她立即把她能想到的医院里几个容易选择自杀的地方告诉明姿画,又找了几名护士,跟她们一起寻找。
明姿画在诺大的医院跑上跑下,找了好几圈,最后还是在住院部顶层的天台上,找到了林女士。
明姿画气喘吁吁地爬到了天台上,就看见林女士穿着那单薄的病号服形单影只的站在那里,任由寒冬里的大风猛烈的吹着。
医院大楼地下似乎也有人注意到了她,纷纷抬头向上望着。
明姿画脱掉自己的外套,朝着林女士走了过去。
她其实很担心林女士会突然激烈的反抗,或者没等到她走到她身边,林女士就已经跳下楼去。

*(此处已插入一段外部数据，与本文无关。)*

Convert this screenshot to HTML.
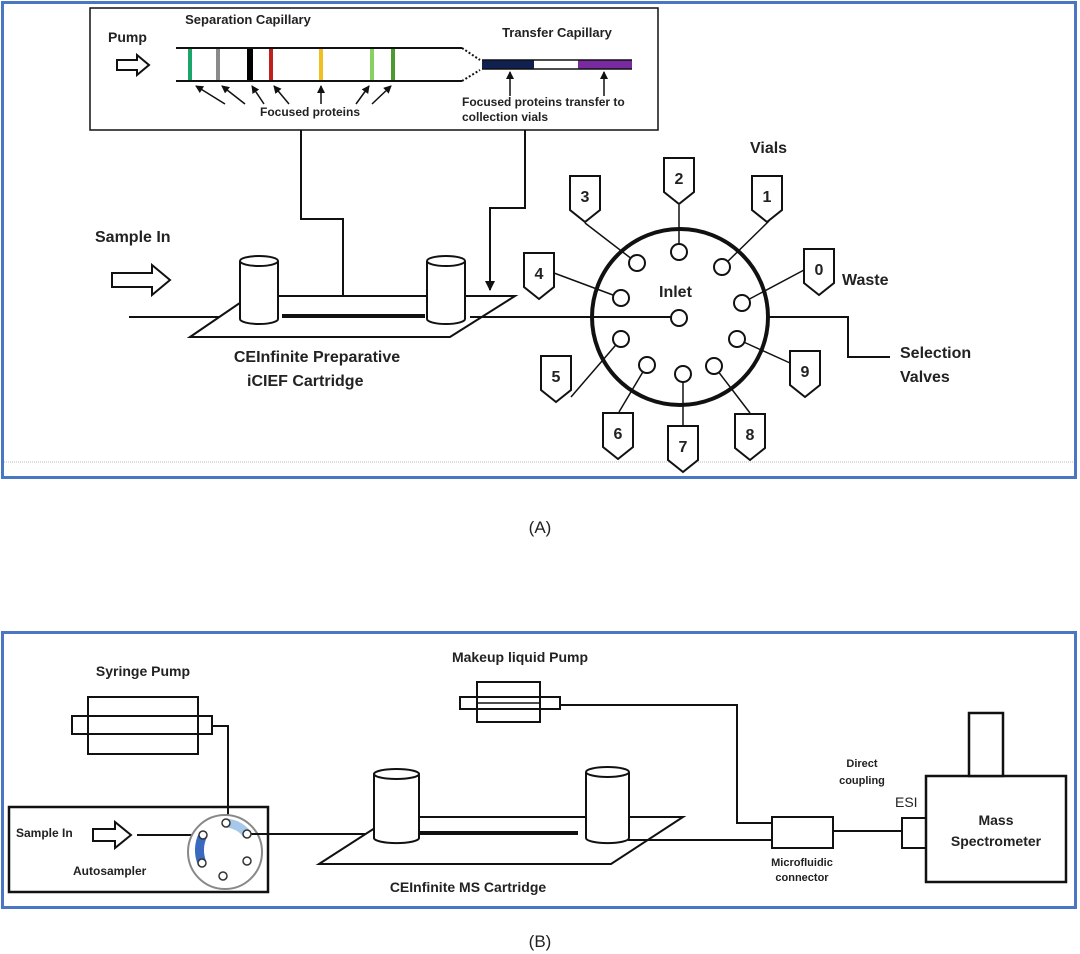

还好,明姿画这几步走得飞快,一直等到她走到林女士身边的时候,林女士都没有反应。
不像是有激烈抵抗情绪的样子。
明姿画连忙将自己的外套,给林女士披上。
虽然过完新年已经立春了,可是天气依然寒冷,这里又是住院部顶楼的天台,寒风更是呼啸肆虐。
她一个年轻人站了一会儿都瑟瑟发抖了,更何况林女士这么大年纪了,肯定会冻出个什么病来的。
明姿画给林女士披外套的时候,她就一直保持着一个僵硬的姿势,一动不动地,一点也不配合。
明姿画看着她那副消极抑郁的样子,心中不由得着急。
很担心林女士是不是又厌世了,会做出一些无法挽回的举动。
她也不知道那些所谓的抗抑郁症的药物,到底是不是真的有效,为什么这么多年了,林女士的病情都不见好转。
说到底抑郁症还是心病,心病还需心药医,药物也只能起到辅助的效果,解决不了根本的问题。
明姿画试着用自己的方式劝慰母亲。
“您不是一直想死吗?割腕自杀都用过好几回了,怎么这次决定玩跳楼了?”明姿画故意激将她,试着将林女士从自己的哀伤情绪里拉出来:“也是,割腕自杀总是被救回来,想死死不掉啊,跳楼就不一样了,你这么一下子纵身跃下去,肯定是粉身碎骨,回天乏术,神也救不回来了。”
她克制着自己内心的恐惧,朝天台边缘处又走了几步,瞄了底下一眼,差点没吓得腿软。
明姿画不得不佩服林女士的勇气,林女士就是林女士,这么高的楼也敢往下跳,当真是不要命了。
不过话说回来了,连这么高的楼都有勇气跳下去寻死,怎么就没有活下去的勇气呢?
“您这地点选的不错,视野开阔,跳下去的时候还能顺便欣赏一番纽约这座城市的美景,临死之前饱览一番老美的文明版图。这高度,呵呵,真够高的!保准你从这里摔下去,肯定摔成一坨肉糜,抢救的钱都能省了。”
“你现在的那个老公费明德最爱钱了,知道你这么为他省钱,肯定会感激你的,你为他节约的这笔跳楼费,他肯定会来贴别的女人,只可惜你那时候一口气都没了,什么都阻止不了,只能眼睁睁地看着我外公的资源被姓费的父子利用,拿去便宜了别的女人……”
明姿画自然是最了解林女士这辈子最在意什么。
果然她的这番话,引起了林女士的注意。
林女士仿佛是从自己的世界中回过神来,下意识的反驳道:“姓费的他们休想,只要有我林淑君在的一天,他们都休想活的那么得意。”
明姿画听到林女士如此激愤的话之后,便下意识的松了口气,知道她没事了。
这世上的人甭管为什么而活,总之只要有一个口气咽不下,都不会轻易的寻死。
林女士就是这样的状态。
她这辈子都被费明德利用糟蹋了,到了老还在跟那对父子斗智斗勇,为了什么呢?
难道真贪图费氏的那点财产吗?
不,林女士争的其实是一口气。
费明德欺骗了她的感情,还想跟他心爱的女人跟儿子活的逍遥得意,林女士绝对不可能允许。
或许就是为了这口恶气,她一直支撑到现在,只等着看费家父子的下场。
“既然如此,你就更不能死了,费家那对父子还等着你去收拾呢。”明姿画趁机鼓励她。
林女士惊怔了一下,忽然抬起头来,深深地看了她一眼,然后披着自己的外套转过身,准备朝楼下走去。
还没走几步,她突然就停了下来,就这样背对着对她说:“我刚才没想死,我就是想找个安静的地方吹吹风,让大脑清醒清醒。你也别老站在那里,腿都在哆嗦着,牙齿还在打颤,别一不留神真摔下去了!就你站的那个地方,之前还真是不少人跳过楼!”